Dataset records =
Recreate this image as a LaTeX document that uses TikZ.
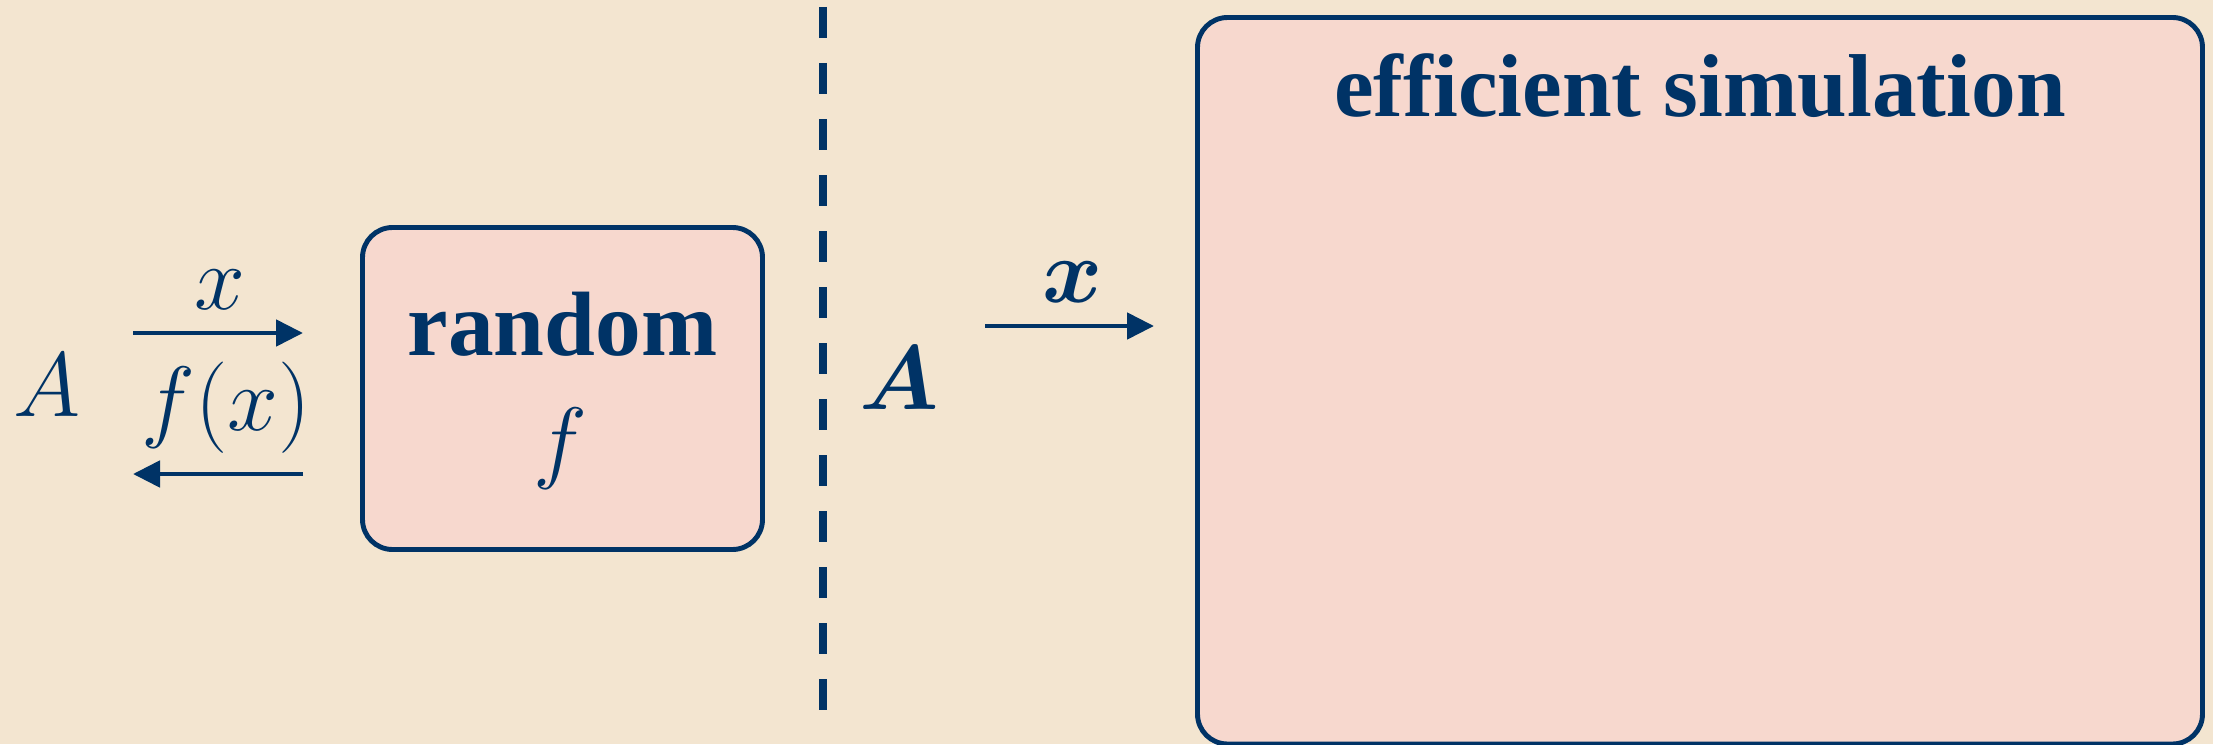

---

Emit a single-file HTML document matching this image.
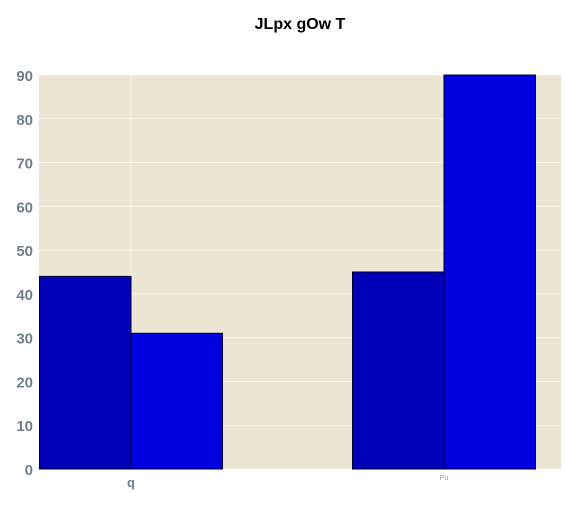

==

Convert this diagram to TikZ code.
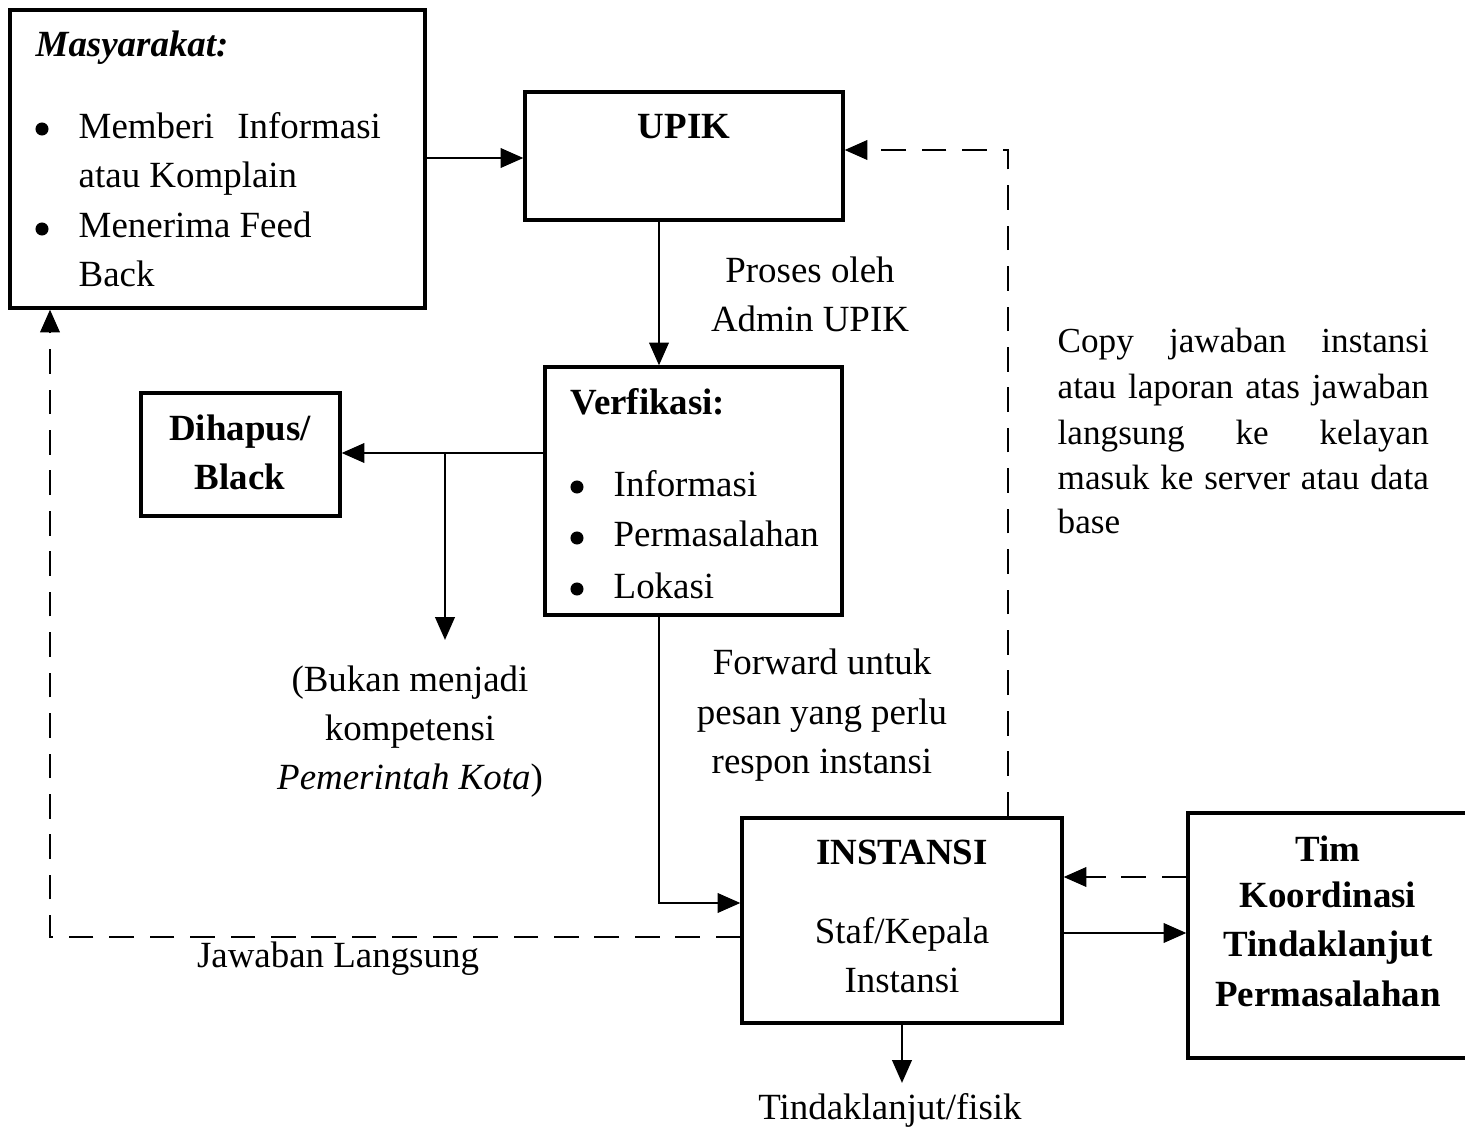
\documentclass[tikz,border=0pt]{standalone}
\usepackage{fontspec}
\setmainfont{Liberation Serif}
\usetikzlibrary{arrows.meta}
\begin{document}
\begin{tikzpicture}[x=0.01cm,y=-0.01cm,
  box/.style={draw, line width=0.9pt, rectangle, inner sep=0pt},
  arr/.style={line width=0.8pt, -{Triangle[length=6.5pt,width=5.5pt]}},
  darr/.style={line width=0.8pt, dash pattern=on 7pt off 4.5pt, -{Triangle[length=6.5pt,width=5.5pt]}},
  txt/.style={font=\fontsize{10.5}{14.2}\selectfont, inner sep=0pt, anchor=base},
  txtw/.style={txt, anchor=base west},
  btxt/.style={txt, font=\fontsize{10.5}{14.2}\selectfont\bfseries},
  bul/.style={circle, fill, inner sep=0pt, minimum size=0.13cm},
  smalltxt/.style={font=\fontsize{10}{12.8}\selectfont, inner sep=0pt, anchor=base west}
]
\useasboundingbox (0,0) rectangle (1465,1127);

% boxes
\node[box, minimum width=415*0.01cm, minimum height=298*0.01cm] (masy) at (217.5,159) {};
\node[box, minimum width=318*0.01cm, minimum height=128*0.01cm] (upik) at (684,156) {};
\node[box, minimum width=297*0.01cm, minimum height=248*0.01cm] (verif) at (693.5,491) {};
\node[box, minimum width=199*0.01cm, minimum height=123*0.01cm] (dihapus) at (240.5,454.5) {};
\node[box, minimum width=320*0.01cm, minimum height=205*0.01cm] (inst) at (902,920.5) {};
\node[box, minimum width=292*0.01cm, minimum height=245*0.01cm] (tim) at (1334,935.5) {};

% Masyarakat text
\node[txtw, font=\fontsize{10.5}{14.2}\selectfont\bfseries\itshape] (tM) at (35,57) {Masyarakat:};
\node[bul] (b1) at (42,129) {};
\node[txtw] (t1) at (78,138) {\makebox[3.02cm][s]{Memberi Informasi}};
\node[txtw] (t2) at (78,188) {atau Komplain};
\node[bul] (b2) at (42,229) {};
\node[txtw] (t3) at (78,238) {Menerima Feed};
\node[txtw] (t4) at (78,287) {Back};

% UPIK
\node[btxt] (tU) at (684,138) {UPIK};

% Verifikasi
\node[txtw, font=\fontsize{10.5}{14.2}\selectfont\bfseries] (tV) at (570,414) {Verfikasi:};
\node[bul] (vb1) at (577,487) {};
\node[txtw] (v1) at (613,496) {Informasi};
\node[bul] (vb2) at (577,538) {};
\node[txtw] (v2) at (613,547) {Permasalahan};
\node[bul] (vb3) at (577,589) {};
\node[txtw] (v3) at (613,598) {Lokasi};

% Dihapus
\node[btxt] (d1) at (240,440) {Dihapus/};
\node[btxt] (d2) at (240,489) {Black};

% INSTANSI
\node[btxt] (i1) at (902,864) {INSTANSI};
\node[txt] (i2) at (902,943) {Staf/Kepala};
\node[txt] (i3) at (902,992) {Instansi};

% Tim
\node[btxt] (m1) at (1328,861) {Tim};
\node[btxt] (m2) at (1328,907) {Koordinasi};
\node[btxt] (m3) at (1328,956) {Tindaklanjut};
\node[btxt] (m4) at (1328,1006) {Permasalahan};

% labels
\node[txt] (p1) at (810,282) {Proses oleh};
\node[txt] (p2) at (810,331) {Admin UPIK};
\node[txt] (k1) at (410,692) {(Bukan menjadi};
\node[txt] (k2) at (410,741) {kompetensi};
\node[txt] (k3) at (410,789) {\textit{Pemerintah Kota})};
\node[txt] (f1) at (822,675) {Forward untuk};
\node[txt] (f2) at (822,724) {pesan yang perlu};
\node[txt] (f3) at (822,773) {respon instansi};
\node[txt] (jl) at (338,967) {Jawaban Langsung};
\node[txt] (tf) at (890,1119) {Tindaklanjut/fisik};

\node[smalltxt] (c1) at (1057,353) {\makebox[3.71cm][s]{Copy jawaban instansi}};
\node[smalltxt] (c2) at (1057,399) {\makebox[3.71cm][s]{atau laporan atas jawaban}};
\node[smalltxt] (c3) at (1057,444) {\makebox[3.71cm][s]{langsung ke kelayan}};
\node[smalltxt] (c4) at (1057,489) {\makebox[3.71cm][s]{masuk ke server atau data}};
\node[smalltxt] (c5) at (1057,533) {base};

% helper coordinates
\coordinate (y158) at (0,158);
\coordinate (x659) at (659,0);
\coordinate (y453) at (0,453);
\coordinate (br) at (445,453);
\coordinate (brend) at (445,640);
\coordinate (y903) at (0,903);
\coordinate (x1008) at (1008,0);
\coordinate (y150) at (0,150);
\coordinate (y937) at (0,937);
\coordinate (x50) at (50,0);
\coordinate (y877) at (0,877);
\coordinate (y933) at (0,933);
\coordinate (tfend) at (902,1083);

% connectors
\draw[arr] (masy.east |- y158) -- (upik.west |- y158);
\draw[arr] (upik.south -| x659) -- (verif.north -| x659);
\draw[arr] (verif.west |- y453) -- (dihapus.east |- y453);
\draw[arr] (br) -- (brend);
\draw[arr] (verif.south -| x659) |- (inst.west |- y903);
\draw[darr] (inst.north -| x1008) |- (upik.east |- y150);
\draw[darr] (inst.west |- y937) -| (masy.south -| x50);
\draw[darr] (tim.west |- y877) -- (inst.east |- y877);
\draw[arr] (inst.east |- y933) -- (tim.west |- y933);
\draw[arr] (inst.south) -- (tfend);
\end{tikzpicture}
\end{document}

Stated problem = From the records above, copy exactly the stretch from the line holding "Convert this diagram to TikZ code." through the line holding "(0,0) rectangle (1465,1127);", both ends included, without the pictures.

Complete output =
Convert this diagram to TikZ code.
\documentclass[tikz,border=0pt]{standalone}
\usepackage{fontspec}
\setmainfont{Liberation Serif}
\usetikzlibrary{arrows.meta}
\begin{document}
\begin{tikzpicture}[x=0.01cm,y=-0.01cm,
  box/.style={draw, line width=0.9pt, rectangle, inner sep=0pt},
  arr/.style={line width=0.8pt, -{Triangle[length=6.5pt,width=5.5pt]}},
  darr/.style={line width=0.8pt, dash pattern=on 7pt off 4.5pt, -{Triangle[length=6.5pt,width=5.5pt]}},
  txt/.style={font=\fontsize{10.5}{14.2}\selectfont, inner sep=0pt, anchor=base},
  txtw/.style={txt, anchor=base west},
  btxt/.style={txt, font=\fontsize{10.5}{14.2}\selectfont\bfseries},
  bul/.style={circle, fill, inner sep=0pt, minimum size=0.13cm},
  smalltxt/.style={font=\fontsize{10}{12.8}\selectfont, inner sep=0pt, anchor=base west}
]
\useasboundingbox (0,0) rectangle (1465,1127);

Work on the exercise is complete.